En el otro extremo, sí tenemos evidencia sólida que indica que la aplicación de la pena de muerte puede producir otros efectos negativos. Uno de ellos es la condena de personas inocentes. Así, en un estudio que hizo seguimiento a más de 30 años de aplicación de esta medida en los Estados Unidos (1973-2004), determinó que conservadoramente se podía afirmar que en un 4,1% de los casos ella se aplicó a una persona inocente. A la fecha, además, hay registro en este país de más de 200 casos de pena de muerte decretada en contra de personas inocentes, varias de ellas ejecutadas.
Más allá del debate sobre la pena de muerte, me parece que su proposición es indicativa de un problema más global en nuestro país y es cómo discutimos las políticas públicas en materia de seguridad. Normalmente lo hacemos en forma reactiva, es decir, como respuesta a un hecho grave. Luego, las propuestas se formulan sin un diagnóstico claro que las soporte. Recordemos que los últimos años ha campeado la aproximación reiterada en distintas versiones y formas de “ya pasó la hora del diagnóstico, es la hora de la acción”. En consecuencia, no se trata de propuestas sistemáticas que se hagan cargo de manera adecuada de los problemas que se pretende resolver.
Como si fuera poco, tampoco se considera la existencia de evidencia que justifique si esa propuesta tiene alguna chance de producir los resultados esperados (en muchas ocasiones, como en el caso de la pena de muerte, la evidencia es contraria). Finalmente, se termina aprobando legislativamente una medida que cuenta con una débil o nula implementación y que, además, no será objeto de seguimiento o evaluación en el tiempo.
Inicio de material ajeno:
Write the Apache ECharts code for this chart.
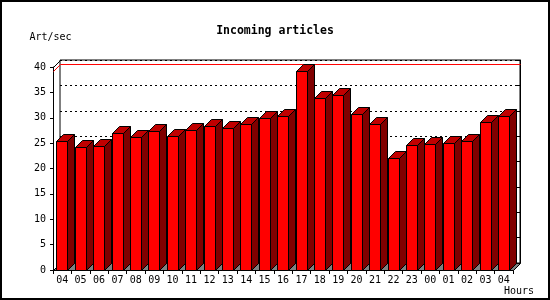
<!DOCTYPE html>
<html><head><meta charset="utf-8">
<script src="https://cdn.jsdelivr.net/npm/echarts@6/dist/echarts.min.js"></script>
<style>html,body{margin:0;padding:0;background:#fff}#c{width:550px;height:300px}</style>
</head><body><div id="c"></div>
<script>
// ---- data ----
const hours = ['04','05','06','07','08','09','10','11','12','13','14','15','16','17','18','19','20','21','22','23','00','01','02','03','04'];
const rates = [25.4, 24.2, 24.4, 27.0, 26.2, 27.4, 26.4, 27.6, 28.4, 28.0, 28.75, 29.9, 30.3, 39.2, 33.9, 34.5, 30.7, 28.75, 22.0, 24.6, 24.8, 25.0, 25.4, 29.1, 30.3];
const yMin = 0, yMax = 40, yStep = 5;
const titleText = 'Incoming articles';
const yName = 'Art/sec';
const xName = 'Hours';

// ---- layout / style ----
const D = 7;               // 3D depth offset in px
const FL = 53, FT = 67, FW = 460, FH = 203;  // front plane
const MONO = 'DejaVu Sans Mono';
const maxRate = Math.max.apply(null, rates);

function crisp(v) { return Math.round(v) + 0.5; }

function renderBackdrop(params, api) {
  const cs = params.coordSys;
  const x0 = crisp(cs.x), x1 = crisp(cs.x + cs.width);
  const yb = crisp(cs.y + cs.height), yt = crisp(cs.y);
  const ym = crisp(api.coord([0, api.value(1)])[1]);
  return { type: 'group', children: [
    { type: 'polygon', shape: { points: [[x0, yb], [x1, yb], [x1 + D, yb - D], [x0 + D, yb - D]] },
      style: { fill: '#808080', stroke: '#000', lineWidth: 1 } },
    { type: 'polyline', shape: { points: [[x0, ym], [x0 + D, ym - D], [x1 + D, ym - D]] },
      style: { stroke: '#ff0000', lineWidth: 1, fill: null } },
    { type: 'line', shape: { x1: x0, y1: yt, x2: x0 + D, y2: yt - D },
      style: { stroke: '#000', lineWidth: 1 } }
  ]};
}

function renderBar(params, api) {
  const i = api.value(0), v = api.value(1);
  const top = api.coord([i, v]), base = api.coord([i, 0]);
  const bw = api.size([1, 0])[0];
  const L = crisp(top[0] - 0.315 * bw), R = L + Math.round(0.6 * bw);
  const T = crisp(top[1]), B = crisp(base[1]);
  const st = { stroke: '#000', lineWidth: 1 };
  return { type: 'group', children: [
    { type: 'polygon', shape: { points: [[R, T], [R + D, T - D], [R + D, B - D], [R, B]] },
      style: Object.assign({ fill: '#800000' }, st) },
    { type: 'polygon', shape: { points: [[L, T], [R, T], [R + D, T - D], [L + D, T - D]] },
      style: Object.assign({ fill: '#c00000' }, st) },
    { type: 'polygon', shape: { points: [[L, T], [R, T], [R, B], [L, B]] },
      style: Object.assign({ fill: '#ff0000' }, st) }
  ]};
}

const chart = echarts.init(document.getElementById('c'), null, { renderer: 'canvas' });
chart.setOption({
  animation: false,
  backgroundColor: '#fff',
  title: {
    text: titleText, left: 'center', top: 20,
    textStyle: { fontFamily: MONO, fontWeight: 'bold', fontSize: 11.5, color: '#000' }
  },
  grid: [
    { left: FL, top: FT, width: FW, height: FH, show: false, containLabel: false, outerBoundsMode: 'none' },
    { left: FL + D, top: FT - D, width: FW, height: FH, show: true, backgroundColor: '#fff',
      borderColor: '#000', borderWidth: 1, containLabel: false, outerBoundsMode: 'none' }
  ],
  xAxis: [
    { type: 'category', gridIndex: 0, data: hours, boundaryGap: true,
      axisLine: { show: true, lineStyle: { color: '#000', width: 1 } },
      axisTick: { show: true, interval: 0, length: 4, lineStyle: { color: '#000' } },
      axisLabel: { interval: 0, margin: 5, fontFamily: MONO, fontSize: 10, color: '#000' },
      splitLine: { show: false },
      name: xName, nameLocation: 'end', nameGap: -9,
      nameTextStyle: { fontFamily: MONO, fontSize: 10, color: '#000', align: 'left', verticalAlign: 'top', padding: [16, 0, 0, 0] }
    },
    { type: 'category', gridIndex: 1, data: hours, show: false }
  ],
  yAxis: [
    { type: 'value', gridIndex: 0, min: yMin, max: yMax, interval: yStep,
      axisLine: { show: true, lineStyle: { color: '#000', width: 1 } },
      axisTick: { show: true, length: 3, lineStyle: { color: '#000' } },
      axisLabel: { margin: 7, fontFamily: MONO, fontSize: 10, color: '#000' },
      splitLine: { show: false },
      name: yName, nameLocation: 'end', nameGap: 25,
      nameTextStyle: { fontFamily: MONO, fontSize: 10, color: '#000', padding: [0, 5, 0, 0] }
    },
    { type: 'value', gridIndex: 1, min: yMin, max: yMax, interval: yStep, position: 'right',
      axisLine: { show: true, lineStyle: { color: '#000', width: 1 } },
      axisTick: { show: true, inside: true, length: 3, lineStyle: { color: '#000' } },
      axisLabel: { show: false },
      splitLine: { show: true, lineStyle: { color: '#000', width: 1, type: [2, 3] } }
    }
  ],
  series: [
    { type: 'custom', xAxisIndex: 0, yAxisIndex: 0, z: 1, silent: true,
      renderItem: renderBackdrop, data: [[0, maxRate]], encode: { x: 0, y: 1 } },
    { type: 'custom', xAxisIndex: 0, yAxisIndex: 0, z: 3, silent: true,
      renderItem: renderBar, data: rates.map((v, i) => [i, v]), encode: { x: 0, y: 1 } }
  ],
  graphic: [
    { type: 'rect', z: 100, silent: true,
      shape: { x: 1, y: 1, width: 548, height: 298 },
      style: { fill: null, stroke: '#000', lineWidth: 2 } }
  ]
});
</script>
</body></html>
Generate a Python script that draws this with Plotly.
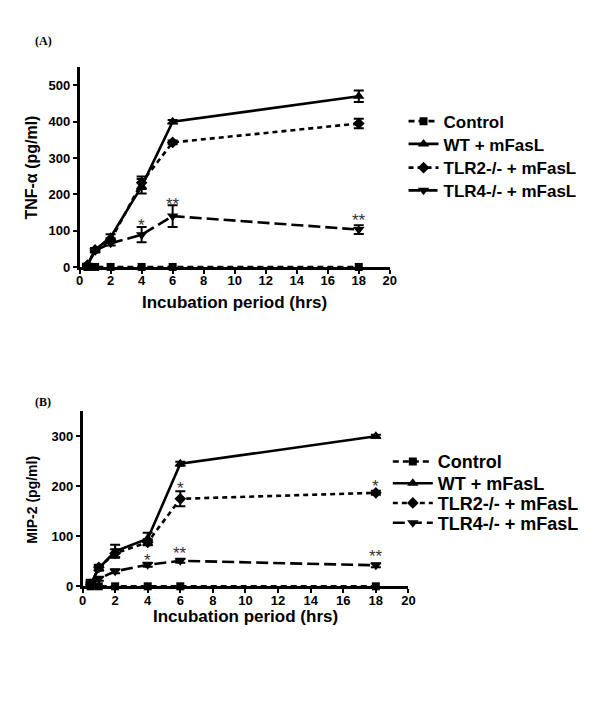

Es decir, gastamos los escasos recursos que disponemos (de debate político, de acuerdo, etc.) en medidas que no aportan al problema de la seguridad en el país.
Esto ha ocurrido tantas veces que es imposible hacer un listado exhaustivo de todas las iniciativas similares. Recuerdo el caso de la reforma a los controles de identidad y la creación de los controles preventivos como uno de los más debatidos públicamente. En la actualidad otro debate que ha propuesto un candidato es promover la autoprotección de los ciudadanos facilitando su acceso a armas de fuego, allí donde la evidencia disponible en América Latina muestra que las pocas iniciativas evaluadas que ha tenido impacto en la disminución de homicidios precisamente son aquellas que han descansado en limitaciones al porte y a la posesión de armas.
Más allá del potencial oportunismo electoral que puede haber detrás de estas proposiciones, llama la atención a que en el tema de mayor preocupación de la ciudadanía parte importante del debate pareciera estar fundado en cuestiones “identitarias” o posturas ideológicas de las candidaturas. Si la seguridad es un problema tan relevante como suelen sostener quienes formulan estas propuestas, debiéramos tomarnos en serio discutir medidas que sean mínimamente idóneas para producir resultados. Eso parte por dejar de lado preconcepciones ideológicas que existen en distintos ámbitos y mirar la evidencia disponible.